A la Libération (août 1944), il reprend les contacts à Paris notamment avec l’Institut d’Optique et Charles Fabry (1867-1945) pour un grand projet en optique théorique. Le projet n’aboutira pas, suite au décès de ce dernier.

E. Durand s’oriente alors définitivement vers la physique théorique. Nommé en 1945 professeur au lycée Lakanal de Sceaux, il suit le séminaire de Louis de Broglie (Prix Nobel de Physique) à l’Institut Henri Poincaré et soutient sa thèse en 1948 sur «Recherches sur l’Electromagnétisme classique et sur la théorie de Dirac ».

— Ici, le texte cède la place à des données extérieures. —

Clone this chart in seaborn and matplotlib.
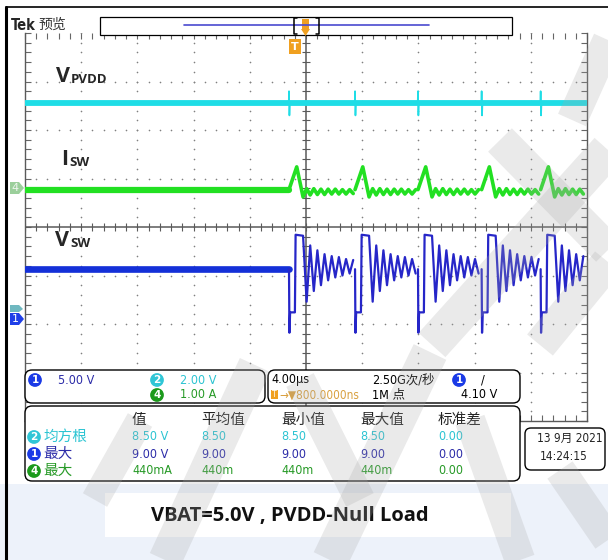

2 Arrivée à Toulouse en 1949

C’est à cette époque que le Doyen de la Faculté des Sciences de Toulouse, Gaston Dupouy (pionnier du Microscope Electronique), écrit à son ami Louis de Broglie pour qu’il lui envoie un « Physicien qui sache calculer » afin de pourvoir un poste de Maître de Conférences : les études dans la réalisation du microscope électronique nécessitent des calculs rigoureux sur les lentilles électrostatiques et magnétiques. Emile Durand recommandé par le Prix Nobel de Physique (1929) s’installe à Toulouse en 1949. Trois ans plus tard il deviendra Professeur de Physique Théorique.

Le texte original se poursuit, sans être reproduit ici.